Craggy Range Winery’s Director of Wine and Viticulture, Steve Smith MW, offered boundless enthusiasm and praise: “In 2013, if you were in our vineyards and wineries or involved in growing grapes or making wine at Craggy Range, particularly in Hawkes Bay, you would have witnessed the vintage of a generation. This is not a statement made lightly. It is a considered, carefully composed opinion defined without the influence of emotion. Well that bit is untrue; we are extremely, irrationally, effusively-doing-back-flips excited about 2013. For Craggy Range, this is the vintage of a generation. We will produce the most complete suite of wines we have ever made. They will be highly tuned, exemplary examples of what we see as wines from our estates, from our house. The rock stars will be Sophia and Le Sol as they notch up another couple of rungs on the fine wine scale, but in fact every red wine from our Gimblett Gravels Vineyard will produce the highest quality example we have made.
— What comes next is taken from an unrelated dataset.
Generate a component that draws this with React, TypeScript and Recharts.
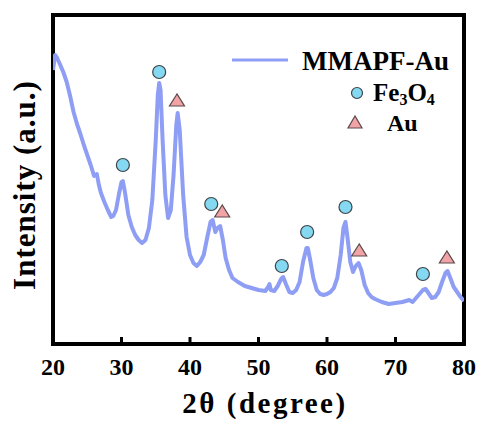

Te Kahu will be outrageous value for money. The most satisfying wine for me though will be the Sauvignon Blanc from our Te Muna Road Vineyard. Delicious, textured Sauvignon Blanc that can only be made from this vineyard… We may see a vintage like this again, I certainly hope so. But in the meantime, I am very confident in saying I have never experienced one such as this.”